[BEGIN]

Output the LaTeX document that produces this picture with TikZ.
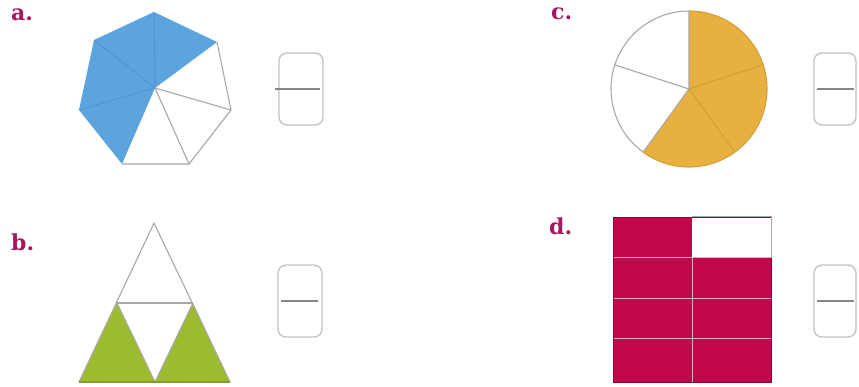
\documentclass[tikz,border=0pt]{standalone}
\usepackage{fontspec}
\newfontfamily\lblfont{DejaVu Serif}
\definecolor{lblc}{HTML}{A8185E}
\definecolor{blu}{HTML}{5CA4DD}
\definecolor{bluline}{HTML}{4F94CC}
\definecolor{org}{HTML}{E8B13F}
\definecolor{orgline}{HTML}{D49E33}
\definecolor{grn}{HTML}{9DBB2E}
\definecolor{crim}{HTML}{C1064C}
\definecolor{edge}{HTML}{A8A8A8}
\definecolor{boxc}{HTML}{C4C4C4}
\begin{document}
\begin{tikzpicture}[x=1pt,y=-1pt,
  lbl/.style={anchor=north west,inner sep=0pt,text=lblc,font=\lblfont\bfseries\fontsize{22}{22}\selectfont},
  fracbox/.style={draw=boxc,line width=1.4pt,rounded corners=8pt,minimum width=#1,minimum height=72pt,inner sep=0pt},
  fracbox/.default=44pt,
  fracline/.style={draw=edge!80!black,line width=1.3pt},
  outl/.style={draw=edge,line width=1.1pt,line join=round}]
\useasboundingbox (0,0) rectangle (859,387);
\fill[white] (0,0) rectangle (859,387);

% ---------- a. heptagon ----------
\node[lbl] (la) at (11,9) {a.};
\coordinate (hc) at (155,88);
\coordinate (h1) at (154,12);
\coordinate (h2) at (217,42);
\coordinate (h3) at (231,110);
\coordinate (h4) at (189,164);
\coordinate (h5) at (122,164);
\coordinate (h6) at (79,110);
\coordinate (h7) at (94,40);
\fill[blu] (hc) -- (h2) -- (h1) -- (h7) -- (h6) -- (h5) -- cycle;
\draw[bluline,line width=0.8pt] (hc) -- (h1) (hc) -- (h7) (hc) -- (h6);
\draw[outl] (h2) -- (h3) -- (h4) -- (h5);
\draw[outl] (hc) -- (h3) (hc) -- (h4);
\node[fracbox] (fa) at (301,89) {};
\draw[fracline] ([xshift=-3pt]fa.west) -- ([xshift=-4pt]fa.east);

% ---------- b. triangle ----------
\node[lbl] (lb) at (11,234) {b.};
\coordinate (t1) at (154,223);
\coordinate (tl) at (79,382);
\coordinate (tr) at (230,382);
\coordinate (tm) at (155,382);
\coordinate (ml) at (117,303);
\coordinate (mr) at (193,303);
\fill[grn] (tl) -- (ml) -- (tm) -- cycle;
\fill[grn] (tm) -- (mr) -- (tr) -- cycle;
\draw[outl] (tl) -- (t1) -- (tr);
\draw[outl] (ml) -- (mr);
\draw[outl] (ml) -- (tm) -- (mr);
\draw[grn!85!black,line width=1.1pt] (tl) -- (tr);
\node[fracbox] (fb) at (300,301) {};
\draw[fracline] ([xshift=4pt]fb.west) -- ([xshift=-5pt]fb.east);

% ---------- c. circle ----------
\node[lbl] (lc) at (551,8) {c.};
\coordinate (cc) at (689,89);
\begin{scope}[shift={(cc)},yscale=-1]
  \fill[org] (0,0) -- (90:78) arc[start angle=90,end angle=-126,radius=78] -- cycle;
  \draw[orgline,line width=1.1pt] (0,0) -- (18:78) (0,0) -- (-54:78);
  \draw[edge,line width=1.1pt] (0,0) -- (162:78) (0,0) -- (-126:78) (0,0) -- (90:78);
  \draw[edge,line width=1.1pt] (-126:78) arc[start angle=-126,end angle=-270,radius=78];
  \draw[orgline,line width=1.1pt] (90:78) arc[start angle=90,end angle=-126,radius=78];
\end{scope}
\node[fracbox=42pt] (fc) at (835,89) {};
\draw[fracline] ([xshift=4pt]fc.west) -- ([xshift=-3pt]fc.east);

% ---------- d. grid ----------
\node[lbl] (ld) at (549,218) {d.};
\fill[crim] (613,217) rectangle (771,382);
\fill[white] (692,217) rectangle (771,258);
\draw[crim!35!white,line width=1pt] (613,258) -- (771,258) (613,298) -- (771,298) (613,338) -- (771,338) (692,258) -- (692,382);
\draw[crim!70!black,line width=0.8pt] (613,217) rectangle (771,382);
\draw[edge,line width=1pt] (692,217) -- (771,217) -- (771,258);
\node[fracbox=42pt] (fd) at (835,301) {};
\draw[fracline] ([xshift=4pt]fd.west) -- ([xshift=-3pt]fd.east);
\end{tikzpicture}
\end{document}
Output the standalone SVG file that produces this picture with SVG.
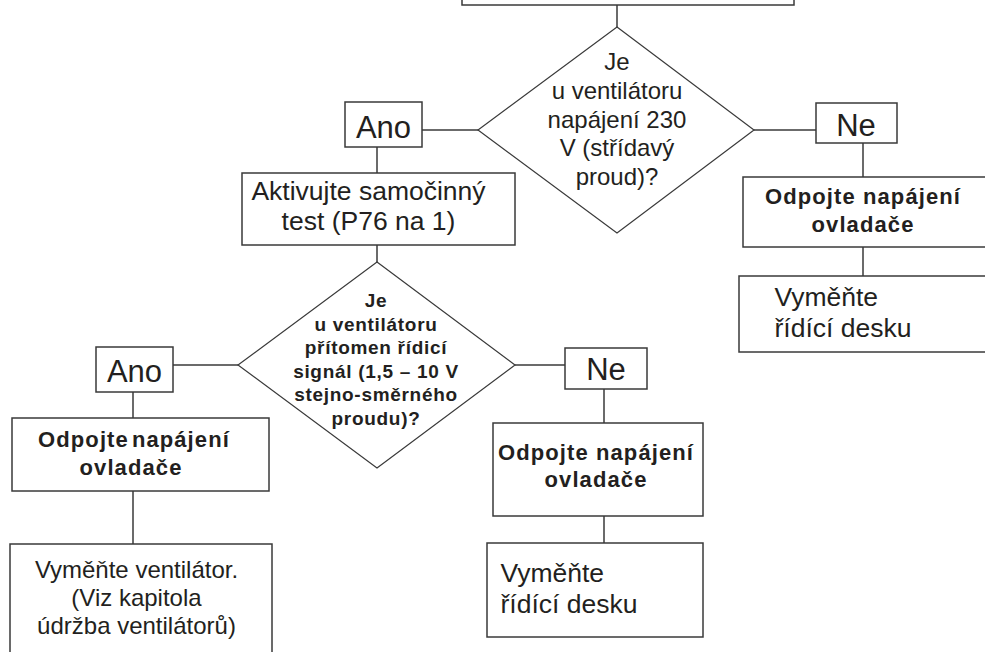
<svg xmlns="http://www.w3.org/2000/svg" width="985" height="652" viewBox="0 0 985 652">
<style>
  .box { fill: #ffffff; stroke: #3a3a3a; stroke-width: 1.5; }
  .dia { fill: #ffffff; stroke: #3a3a3a; stroke-width: 1.2; }
  .con { stroke: #3a3a3a; stroke-width: 1.5; fill: none; }
  text { font-family: "Liberation Sans", Arial, Helvetica, sans-serif; fill: #231f20; }
  .lbl { font-size: 31px; text-anchor: middle; }
  .reg { font-size: 24px; text-anchor: middle; }
  .big { font-size: 26.5px; }
  .bd { font-size: 22px; font-weight: bold; letter-spacing: 1.1px; text-anchor: middle; }
  .bds { font-size: 19px; font-weight: bold; letter-spacing: 0.7px; text-anchor: middle; }
</style>
<rect x="0" y="0" width="985" height="652" fill="#ffffff"/>
<g id="connectors">
  <line class="con" x1="617" y1="5" x2="617" y2="27"/>
  <line class="con" x1="422" y1="130" x2="478" y2="130"/>
  <line class="con" x1="754" y1="130" x2="816" y2="130"/>
  <line class="con" x1="377" y1="147" x2="377" y2="173"/>
  <line class="con" x1="863" y1="143" x2="863" y2="177"/>
  <line class="con" x1="863" y1="247" x2="863" y2="276"/>
  <line class="con" x1="377" y1="245" x2="377" y2="262"/>
  <line class="con" x1="173" y1="365" x2="238" y2="365"/>
  <line class="con" x1="515" y1="365" x2="565" y2="365"/>
  <line class="con" x1="133" y1="392" x2="133" y2="418"/>
  <line class="con" x1="133" y1="491" x2="133" y2="544"/>
  <line class="con" x1="604" y1="389" x2="604" y2="423"/>
  <line class="con" x1="604" y1="516" x2="604" y2="543"/>
</g>
<g id="top">
  <rect class="box" x="462" y="-20" width="332" height="25"/>
</g>
<g id="d1">
  <polygon class="dia" points="617,27 754,130 617,233 478,130"/>
  <text class="reg" x="617" y="70">Je</text>
  <text class="reg" x="617" y="98.8">u ventilátoru</text>
  <text class="reg" x="617" y="127.6">napájení 230</text>
  <text class="reg" x="617" y="156.4">V (střídavý</text>
  <text class="reg" x="617" y="185.2">proud)?</text>
</g>
<g id="ano1">
  <rect class="box" x="345" y="102" width="77" height="45"/>
  <text class="lbl" x="383.5" y="138">Ano</text>
</g>
<g id="ne1">
  <rect class="box" x="816" y="103" width="81" height="40"/>
  <text class="lbl" x="856" y="136">Ne</text>
</g>
<g id="aktivujte">
  <rect class="box" x="242" y="173" width="273" height="72"/>
  <text class="big" x="368.5" y="200" text-anchor="middle">Aktivujte samočinný</text>
  <text class="big" x="368.5" y="230" text-anchor="middle">test (P76 na 1)</text>
</g>
<g id="odpojte_right">
  <rect class="box" x="743" y="177" width="262" height="70"/>
  <text class="bd" x="863" y="204">Odpojte napájení</text>
  <text class="bd" x="863" y="232">ovladače</text>
</g>
<g id="vymente_right">
  <rect class="box" x="739" y="276" width="266" height="76"/>
  <text class="big" x="774.5" y="306" font-size="26">Vyměňte</text>
  <text class="big" x="774.5" y="336.5" font-size="26">řídící desku</text>
</g>
<g id="d2">
  <polygon class="dia" points="377,262 515,365 377,468 238,365"/>
  <text class="bds" x="376" y="307">Je</text>
  <text class="bds" x="376" y="330.5">u ventilátoru</text>
  <text class="bds" x="376" y="354">přítomen řídicí</text>
  <text class="bds" x="376" y="377.5">signál (1,5 – 10 V</text>
  <text class="bds" x="376" y="401">stejno-směrného</text>
  <text class="bds" x="376" y="424.5">proudu)?</text>
</g>
<g id="ano2">
  <rect class="box" x="96" y="347" width="77" height="45"/>
  <text class="lbl" x="134.5" y="381.5">Ano</text>
</g>
<g id="ne2">
  <rect class="box" x="565" y="348" width="82" height="41"/>
  <text class="lbl" x="606" y="380">Ne</text>
</g>
<g id="odpojte_left">
  <rect class="box" x="12" y="418" width="257" height="73"/>
  <text class="bd" x="134" y="446.5">Odpojte<tspan dx="3">napájení</tspan></text>
  <text class="bd" x="131" y="474.5">ovladače</text>
</g>
<g id="vymente_left">
  <rect class="box" x="10" y="544" width="262" height="130"/>
  <text class="reg" x="136.5" y="578">Vyměňte ventilátor.</text>
  <text class="reg" x="136.5" y="606">(Viz kapitola</text>
  <text class="reg" x="136.5" y="633.5">údržba ventilátorů)</text>
</g>
<g id="odpojte_mid">
  <rect class="box" x="493" y="423" width="210" height="93"/>
  <text class="bd" x="596" y="459.5">Odpojte napájení</text>
  <text class="bd" x="596" y="486.5">ovladače</text>
</g>
<g id="vymente_mid">
  <rect class="box" x="487" y="543" width="216" height="94"/>
  <text class="big" x="500.5" y="582" font-size="26">Vyměňte</text>
  <text class="big" x="500.5" y="612.5" font-size="26">řídící desku</text>
</g>
</svg>
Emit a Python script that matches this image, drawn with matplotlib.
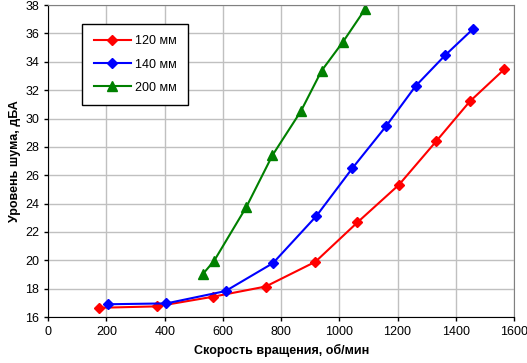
import matplotlib
matplotlib.use('Agg')
import matplotlib.pyplot as plt

plt.rcParams['font.family'] = ['Liberation Sans', 'DejaVu Sans']

# speed, rpm / noise, dBA
rpm_120 = [174, 372, 566, 747, 918, 1062, 1205, 1333, 1448, 1566]
dba_120 = [16.65, 16.75, 17.43, 18.15, 19.9, 22.67, 25.33, 28.4, 31.2, 33.46]

rpm_140 = [206, 406, 609, 772, 921, 1045, 1161, 1262, 1363, 1460]
dba_140 = [16.9, 16.96, 17.83, 19.8, 23.12, 26.5, 29.47, 32.29, 34.45, 36.33]

rpm_200 = [532, 570, 681, 770, 868, 939, 1013, 1088]
dba_200 = [19.05, 19.97, 23.78, 27.4, 30.52, 33.37, 35.42, 37.7]

labels = ['120 мм', '140 мм', '200 мм']

fig = plt.figure(figsize=(5.27, 3.63), dpi=100)
ax = fig.add_axes([0.0916, 0.1267, 0.8837, 0.8593])

ax.plot(rpm_120, dba_120, color='#ff0000', marker='D', markersize=5.5, lw=1.5, label=labels[0])
ax.plot(rpm_140, dba_140, color='#0000ff', marker='D', markersize=5.5, lw=1.5, label=labels[1])
ax.plot(rpm_200, dba_200, color='#008000', marker='^', markersize=7, lw=1.5, label=labels[2])

ax.set_xlim(0, 1600)
ax.set_ylim(16, 38)
ax.set_xticks(range(0, 1601, 200))
ax.set_yticks(range(16, 39, 2))
ax.grid(True, color='#c0c0c0', lw=1)
ax.set_axisbelow(True)
ax.tick_params(labelsize=9, length=3, direction='out', width=1)

for s in ['top', 'right']:
    ax.spines[s].set_color('#808080')
for s in ['left', 'bottom']:
    ax.spines[s].set_color('black')

ax.set_xlabel('Скорость вращения, об/мин', fontsize=9, fontweight='bold', labelpad=4)
ax.set_ylabel('Уровень шума, дБА', fontsize=9, fontweight='bold', labelpad=3)

leg = ax.legend(loc='upper left', bbox_to_anchor=(0.073, 0.939), borderaxespad=0, fontsize=9,
                frameon=True, fancybox=False, edgecolor='black', framealpha=1,
                handlelength=3, labelspacing=0.9, borderpad=0.9, handletextpad=0.3)
leg.get_frame().set_linewidth(1)

fig.savefig('out.png', dpi=100)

[END]

*TASK INSTRUCTIONS*
Using the listing above, pick out each line that contains the word "produces", then copy it.

*SOLUTION FOR THIS TASK*
Output the LaTeX document that produces this picture with TikZ.
Output the standalone SVG file that produces this picture with SVG.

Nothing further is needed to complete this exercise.